Yes it was a very nice story of a Pakistani based in England, who came to India to play cricket and I was his coach. I also acted in a couple of Kannada films which was also related to cricket.

My passion is cricket and would always like to remain attached to the game in some way or the other.

Coming to modern day cricket, after Dhoni, who you think can and should shoulder the wicket-keeping responsibilities?

Wicket-keeping standard has actually gone down after the advent of limited over cricket. Bowling, batting and fielding have designated coaches but there is no coach for wicket-keeping, which is a specialised position in the team. Wicket-keeping has taken back seat.

Wicket-keeping is done by part-timers like we have part-time bowlers. These days wicket-keeper is actually a batsman who could stop the ball.

Well, Wridhhiman Saha has taken over the responsibility now. We also have the likes of Dinesh Karthik, Parthiv Patel.

Do you regret not having IPL kind of thing during your playing days? How does IPL help a player in his career, other than the financials?

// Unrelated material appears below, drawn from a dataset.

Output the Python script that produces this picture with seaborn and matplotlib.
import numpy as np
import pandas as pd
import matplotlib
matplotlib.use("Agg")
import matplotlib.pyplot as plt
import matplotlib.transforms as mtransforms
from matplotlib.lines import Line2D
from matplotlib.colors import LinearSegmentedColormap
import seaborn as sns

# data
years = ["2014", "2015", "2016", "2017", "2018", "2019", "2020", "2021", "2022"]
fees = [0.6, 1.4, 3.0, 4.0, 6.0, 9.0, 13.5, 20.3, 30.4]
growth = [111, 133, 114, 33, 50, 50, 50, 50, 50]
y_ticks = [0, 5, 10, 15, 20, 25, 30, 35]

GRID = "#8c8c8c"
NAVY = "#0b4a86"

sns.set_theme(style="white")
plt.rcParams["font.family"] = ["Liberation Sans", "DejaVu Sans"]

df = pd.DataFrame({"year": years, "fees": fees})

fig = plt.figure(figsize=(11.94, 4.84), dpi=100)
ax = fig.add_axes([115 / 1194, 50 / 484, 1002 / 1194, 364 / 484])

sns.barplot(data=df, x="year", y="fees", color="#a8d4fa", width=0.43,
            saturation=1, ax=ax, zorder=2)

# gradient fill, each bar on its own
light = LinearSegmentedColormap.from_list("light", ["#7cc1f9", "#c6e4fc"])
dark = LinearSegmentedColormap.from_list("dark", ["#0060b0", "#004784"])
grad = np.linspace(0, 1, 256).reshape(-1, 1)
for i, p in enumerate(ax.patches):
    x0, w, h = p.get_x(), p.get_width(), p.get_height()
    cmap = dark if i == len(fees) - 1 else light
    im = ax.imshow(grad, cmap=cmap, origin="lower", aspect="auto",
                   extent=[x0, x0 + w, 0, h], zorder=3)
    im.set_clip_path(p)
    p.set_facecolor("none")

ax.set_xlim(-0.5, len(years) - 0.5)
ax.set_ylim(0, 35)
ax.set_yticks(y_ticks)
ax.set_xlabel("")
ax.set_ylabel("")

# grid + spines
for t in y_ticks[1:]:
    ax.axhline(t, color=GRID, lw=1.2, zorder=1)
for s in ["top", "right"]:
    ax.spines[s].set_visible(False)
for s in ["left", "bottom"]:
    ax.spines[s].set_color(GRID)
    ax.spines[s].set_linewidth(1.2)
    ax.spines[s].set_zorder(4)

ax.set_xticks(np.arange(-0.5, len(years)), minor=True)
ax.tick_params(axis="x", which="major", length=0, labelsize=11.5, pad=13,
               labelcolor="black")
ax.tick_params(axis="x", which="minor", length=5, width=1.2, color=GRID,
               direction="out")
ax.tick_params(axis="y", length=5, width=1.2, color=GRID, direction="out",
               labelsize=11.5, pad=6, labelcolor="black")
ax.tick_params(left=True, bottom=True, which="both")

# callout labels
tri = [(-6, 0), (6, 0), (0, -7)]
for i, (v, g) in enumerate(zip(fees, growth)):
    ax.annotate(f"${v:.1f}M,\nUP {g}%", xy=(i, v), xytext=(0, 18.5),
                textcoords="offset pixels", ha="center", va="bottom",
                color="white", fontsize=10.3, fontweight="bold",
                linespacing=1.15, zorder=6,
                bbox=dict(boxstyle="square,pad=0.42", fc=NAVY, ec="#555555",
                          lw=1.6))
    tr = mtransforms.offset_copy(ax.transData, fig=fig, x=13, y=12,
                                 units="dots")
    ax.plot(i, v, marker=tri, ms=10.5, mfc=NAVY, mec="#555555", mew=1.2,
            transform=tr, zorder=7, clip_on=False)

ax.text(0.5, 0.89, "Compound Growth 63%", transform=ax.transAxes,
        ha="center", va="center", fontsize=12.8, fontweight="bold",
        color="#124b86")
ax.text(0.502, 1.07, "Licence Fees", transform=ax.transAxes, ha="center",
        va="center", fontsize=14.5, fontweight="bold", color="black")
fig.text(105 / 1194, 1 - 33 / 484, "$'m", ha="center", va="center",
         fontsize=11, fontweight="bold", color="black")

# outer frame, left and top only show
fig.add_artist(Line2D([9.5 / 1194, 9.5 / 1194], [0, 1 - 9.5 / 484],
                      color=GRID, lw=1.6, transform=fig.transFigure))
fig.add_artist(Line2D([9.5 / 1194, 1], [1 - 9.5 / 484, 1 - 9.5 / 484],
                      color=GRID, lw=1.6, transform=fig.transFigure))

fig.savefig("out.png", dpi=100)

No regrets. Variety is spice of art. From Test we had 60-overs then moved on to 50-overs and then to 20-over games. This is what the paying public wants and they are getting.

Why are you not involving in the games administration?

I have very honestly made many approaches to BCCI stating that I wanted to give back to the game that has given me so much of name and fame. But somehow, according to them, I don’t qualify. I really don’t understand.

Whom do you consider as your best room-mate during your playing days and is there any interesting episode which you would like to share?

Well you see, I have gelled with everyone. All have been good friends. I can only speak from my side. I have been able to adjust and accommodate everyone. I had no issue. I enjoyed everybody’s company.

Before we sign off, would you like to add anything else, Kiri Bhai?

In the current scenario no technique is reqd. One of my shows in a private television channel also had Dhoni’s coach as the guest. The anchor asked me about Dhoni and I told him to take the views of Dhoni’s coach.

The coach said that Dhoni did not have any technique in either wicket-keeping or batting. Next the anchor asked for my comments.

I said Dhoni is the most successful Indian Captain, thus far. He had won the World Cup title in both the formats. He has successfully taken the team to the No 1 slot in all the three formats. He also has been the most consistent batsman. He possesses the quality of a good captain. What more would a team be looking for? Technique or the end-result? Obviously the ‘end-result’ is all that matters.